Tracheal stenosis

Overview

The trachea (windpipe) is the airway between the larynx (voice box) and the lungs. Tracheal stenosis is the narrowing or constriction of the trachea, interfering with normal breathing. This chronic inflammation can have different causes, but the most common are prolonged intubation (use of a breathing tube) or tracheostomy. There are two forms of tracheal stenosis:

  • Congenital — present since birth
  • Acquired — caused by an injury or illness

Causes

Congenital tracheal stenosis is rare. More often it is caused by injury or illness, such as:

  • An external injury to the throat or chest
  • Viral or bacterial Infections, including tuberculosis
  • An autoimmune disorder (such as sarcoidosis, papillomatosis, Wegener's granulomatosis and amyloidosis)
  • Benign or malignant tumors pressing against the trachea and restricting air flow
  • Radiation therapy to the neck or chest

Diagnosis

The following tests may be used to diagnose tracheal stenosis:

  • Spirometry
  • Computed tomography (CT) imaging of the neck and chest
  • Fiberoptic bronchoscopy

Symptoms

The symptoms of tracheal stenosis are similar to those of other conditions, so it is important to see a physician, especially if you have had an injury to the throat.
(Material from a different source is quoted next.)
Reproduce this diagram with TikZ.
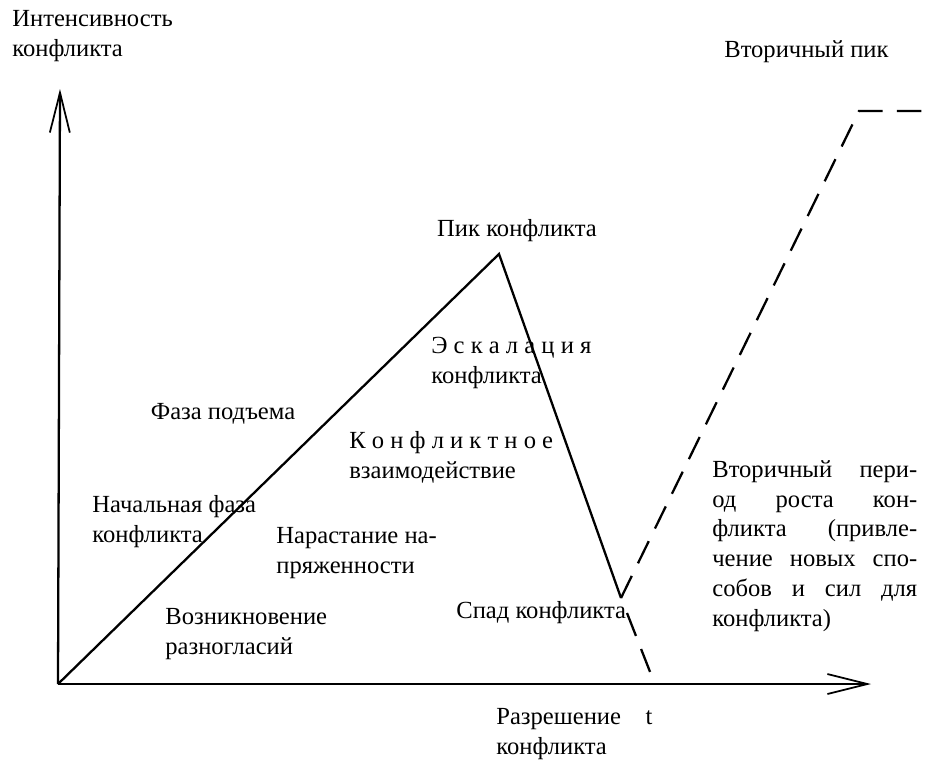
\documentclass[tikz,border=0pt]{standalone}
\usepackage{fontspec}
\setmainfont{Liberation Serif}
\usetikzlibrary{arrows.meta, positioning}

\newcommand{\jline}[1]{\leavevmode\hbox to 4.1cm{#1}}

\begin{document}
\begin{tikzpicture}[
  x=0.02cm, y=-0.02cm,
  every node/.style={font=\fontsize{14}{17}\selectfont, inner sep=0pt},
  axis/.style={line width=1.3pt, -{Straight Barb[length=8mm, width=4mm, line width=1pt]}},
  curve/.style={line width=1.3pt},
  dashcurve/.style={line width=1.3pt, dash pattern=on 14pt off 8pt},
  lbl/.style={anchor=west, align=left},
]
\useasboundingbox (0,0) rectangle (940,775);

% Points of the curve
\coordinate (o) at (58,684);
\coordinate (ytop) at (60,89);
\coordinate (xend) at (871,684);
\coordinate (peak) at (499,254);
\coordinate (low) at (621,598);
\coordinate (fall) at (627,613);
\coordinate (res) at (654,682);
\coordinate (peak2) at (859,111);
\coordinate (tail) at (923,111);

% Axes
\draw[axis] (o) -- (ytop);
\draw[axis] (o) -- (xend);

% Conflict curve
\draw[curve] (o) -- (peak) -- (low);
\draw[dashcurve] (fall) -- (res);
\draw[dashcurve] (low) -- (peak2) -- (tail);

% Labels
\node[lbl, anchor=north west] (yl) at (12,10) {Интенсивность\\конфликта};
\node[lbl] (sp) at (724,52) {Вторичный пик};
\node (pk) at (517,231) {Пик конфликта};
\node[lbl] (esc) at (431,363) {Э с к а л а ц и я\\конфликта};
\node (rise) at (223,414) {Фаза подъема};
\node[lbl] (inter) at (349,457) {К о н ф л и к т н о е\\взаимодействие};
\node[lbl] (init) at (92,522) {Начальная фаза\\конфликта};
\node[lbl] (tens) at (276,553) {Нарастание на-\\пряженности};
\node[lbl] (dis) at (165,634) {Возникновение\\разногласий};
\node[lbl] (dec) at (456,613) {Спад конфликта};
\node[lbl] (sec) at (712,546) {%
  \jline{Вторичный\hfill пери-}\\
  \jline{од\hfill роста\hfill кон-}\\
  \jline{фликта\hfill(привле-}\\
  \jline{чение\hfill новых\hfill спо-}\\
  \jline{собов\hfill и\hfill сил\hfill для}\\
  конфликта)};
\node[lbl] (resl) at (496,734) {Разрешение\quad t\\конфликта};
\end{tikzpicture}
\end{document}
Typical symptoms of tracheal stenosis are:

  • Fatigue or malaise (feeling generally unwell)
  • Wheezing, coughing, shortness of breath, difficulty in breathing
  • A high-pitched squeal from your lungs when inhaling
  • Frequent pneumonia or upper respiratory infections
  • Asthma that isn’t responding to treatment
  • Chest congestion
  • Pauses in breathing during sleep (apnea)
  • Cyanosis of the skin or mucous membrane of the mouth or nose

Treatment

A multidisciplinary approach (using specialists with different skill sets) is most important for a good outcome. There are several treatment options, depending on the cause, location and severity of the stenosis. Interventional endoscopic procedures, for example, can provide immediate relief but are temporary solutions. Other treatments may offer a better long-term outcome. For tracheal obstruction, surgery should be the first choice.  Minimally invasive techniques are preferable whenever possible, though they still require general anesthesia and a hospital stay. Advancements in technology and endoscopic techniques have made the surgery safer and more successful.